__TASK TO CARRY OUT__.
The records underneath are to be repeated exactly, with the pictures left out.

__STORED ROWS__.
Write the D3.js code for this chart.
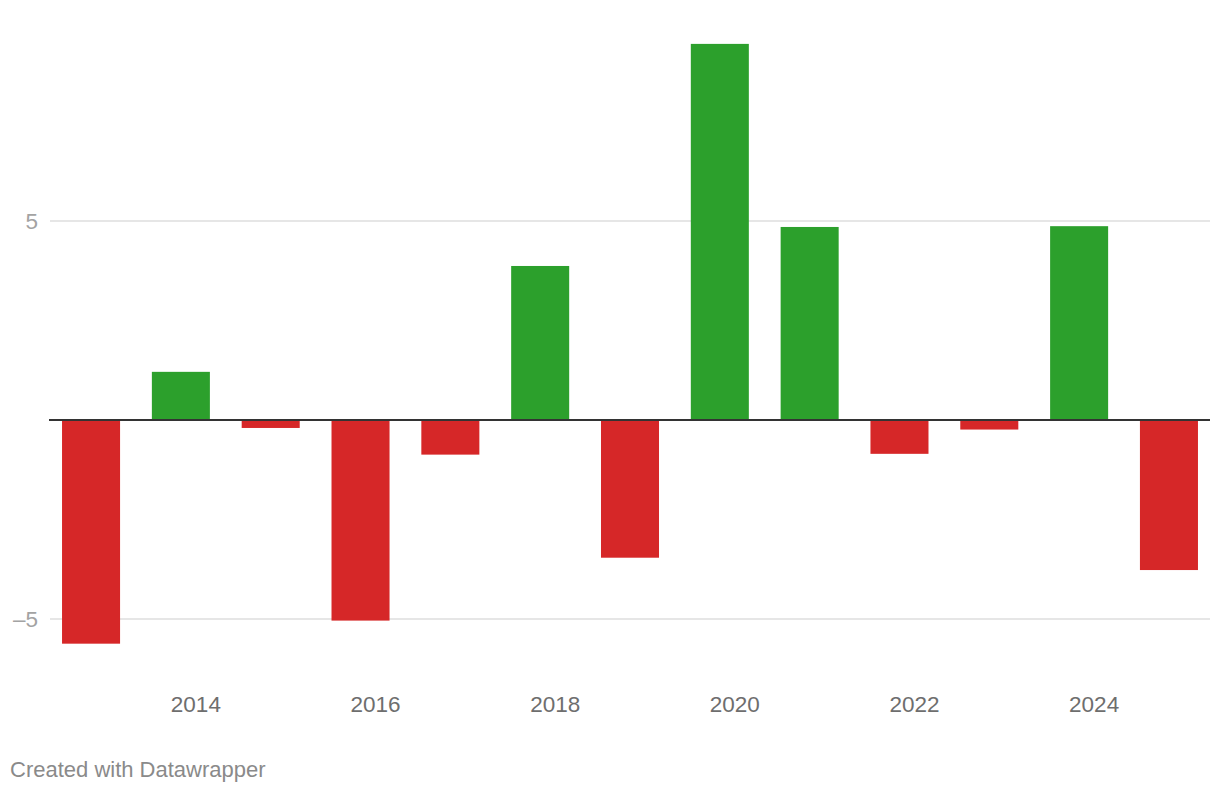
<!DOCTYPE html>
<html>
<head>
<meta charset="utf-8">
<script src="https://cdn.jsdelivr.net/npm/d3@7"></script>
<style>
  html, body { margin: 0; padding: 0; background: #fff; }
  svg { display: block; font-family: "Liberation Sans", Arial, Helvetica, sans-serif; }
</style>
</head>
<body>
<svg id="chart" width="1220" height="792"></svg>
<script>
const years = [2013, 2014, 2015, 2016, 2017, 2018, 2019, 2020, 2021, 2022, 2023, 2024, 2025];
const values = [-5.62, 1.21, -0.2, -5.04, -0.87, 3.87, -3.46, 9.45, 4.85, -0.85, -0.24, 4.87, -3.77];
const yTicks = [-5, 5];
const xTickLabels = [2014, 2016, 2018, 2020, 2022, 2024];
const footerText = "Created with Datawrapper";

const svg = d3.select("#chart");

const x = d3.scaleBand()
  .domain(years)
  .range([50, 1210])
  .paddingInner(0.354)
  .paddingOuter(0.134);

const y = d3.scaleLinear()
  .domain([-5, 5])
  .range([619, 221]);

// gridlines
svg.append("g")
  .selectAll("line")
  .data(yTicks)
  .join("line")
  .attr("x1", 50).attr("x2", 1210)
  .attr("y1", d => y(d)).attr("y2", d => y(d))
  .attr("stroke", "#e6e6e6")
  .attr("stroke-width", 2);

// y labels
svg.append("g")
  .selectAll("text")
  .data(yTicks)
  .join("text")
  .attr("x", 38)
  .attr("y", d => y(d))
  .attr("dy", "0.36em")
  .attr("text-anchor", "end")
  .attr("font-size", 22.5)
  .attr("fill", "#a3a3a3")
  .text(d => d < 0 ? "\u2013" + Math.abs(d) : d);

// bars
svg.append("g")
  .selectAll("rect")
  .data(years.map((yr, i) => ({ yr, v: values[i] })))
  .join("rect")
  .attr("x", d => x(d.yr))
  .attr("width", x.bandwidth())
  .attr("y", d => d.v >= 0 ? y(d.v) : y(0))
  .attr("height", d => Math.abs(y(d.v) - y(0)))
  .attr("fill", d => d.v >= 0 ? "#2ca02c" : "#d62728");

// zero line
svg.append("line")
  .attr("x1", 49).attr("x2", 1210)
  .attr("y1", y(0)).attr("y2", y(0))
  .attr("stroke", "#333333")
  .attr("stroke-width", 2);

// x labels (offset slightly right of the bar centre, as in the original)
svg.append("g")
  .selectAll("text")
  .data(xTickLabels)
  .join("text")
  .attr("x", d => x(d) + x.bandwidth() / 2 + 15)
  .attr("y", 712)
  .attr("text-anchor", "middle")
  .attr("font-size", 22.5)
  .attr("fill", "#6e6e6e")
  .text(d => d);

// footer
svg.append("text")
  .attr("x", 10)
  .attr("y", 777)
  .attr("font-size", 22)
  .attr("fill", "#8a8a8a")
  .text(footerText);
</script>
</body>
</html>
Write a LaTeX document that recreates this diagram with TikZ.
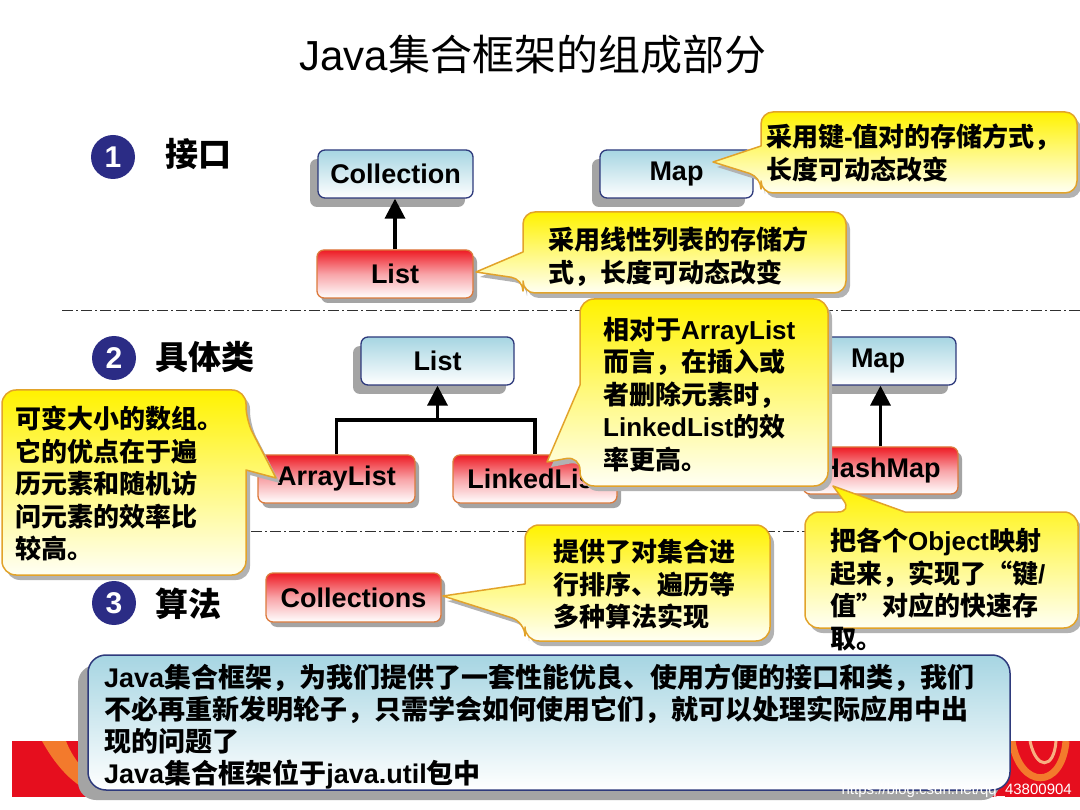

__OUTPUT OF THE EXERCISE__.
Write the D3.js code for this chart.
<!DOCTYPE html>
<html>
<head>
<meta charset="utf-8">
<script src="https://cdn.jsdelivr.net/npm/d3@7"></script>
<style>
  html, body { margin: 0; padding: 0; background: #fff; }
  svg { display: block; font-family: "Liberation Sans", Arial, Helvetica, sans-serif; }
</style>
</head>
<body>
<svg id="chart" width="1220" height="792"></svg>
<script>
const years = [2013, 2014, 2015, 2016, 2017, 2018, 2019, 2020, 2021, 2022, 2023, 2024, 2025];
const values = [-5.62, 1.21, -0.2, -5.04, -0.87, 3.87, -3.46, 9.45, 4.85, -0.85, -0.24, 4.87, -3.77];
const yTicks = [-5, 5];
const xTickLabels = [2014, 2016, 2018, 2020, 2022, 2024];
const footerText = "Created with Datawrapper";

const svg = d3.select("#chart");

const x = d3.scaleBand()
  .domain(years)
  .range([50, 1210])
  .paddingInner(0.354)
  .paddingOuter(0.134);

const y = d3.scaleLinear()
  .domain([-5, 5])
  .range([619, 221]);

// gridlines
svg.append("g")
  .selectAll("line")
  .data(yTicks)
  .join("line")
  .attr("x1", 50).attr("x2", 1210)
  .attr("y1", d => y(d)).attr("y2", d => y(d))
  .attr("stroke", "#e6e6e6")
  .attr("stroke-width", 2);

// y labels
svg.append("g")
  .selectAll("text")
  .data(yTicks)
  .join("text")
  .attr("x", 38)
  .attr("y", d => y(d))
  .attr("dy", "0.36em")
  .attr("text-anchor", "end")
  .attr("font-size", 22.5)
  .attr("fill", "#a3a3a3")
  .text(d => d < 0 ? "\u2013" + Math.abs(d) : d);

// bars
svg.append("g")
  .selectAll("rect")
  .data(years.map((yr, i) => ({ yr, v: values[i] })))
  .join("rect")
  .attr("x", d => x(d.yr))
  .attr("width", x.bandwidth())
  .attr("y", d => d.v >= 0 ? y(d.v) : y(0))
  .attr("height", d => Math.abs(y(d.v) - y(0)))
  .attr("fill", d => d.v >= 0 ? "#2ca02c" : "#d62728");

// zero line
svg.append("line")
  .attr("x1", 49).attr("x2", 1210)
  .attr("y1", y(0)).attr("y2", y(0))
  .attr("stroke", "#333333")
  .attr("stroke-width", 2);

// x labels (offset slightly right of the bar centre, as in the original)
svg.append("g")
  .selectAll("text")
  .data(xTickLabels)
  .join("text")
  .attr("x", d => x(d) + x.bandwidth() / 2 + 15)
  .attr("y", 712)
  .attr("text-anchor", "middle")
  .attr("font-size", 22.5)
  .attr("fill", "#6e6e6e")
  .text(d => d);

// footer
svg.append("text")
  .attr("x", 10)
  .attr("y", 777)
  .attr("font-size", 22)
  .attr("fill", "#8a8a8a")
  .text(footerText);
</script>
</body>
</html>
Write a LaTeX document that recreates this diagram with TikZ.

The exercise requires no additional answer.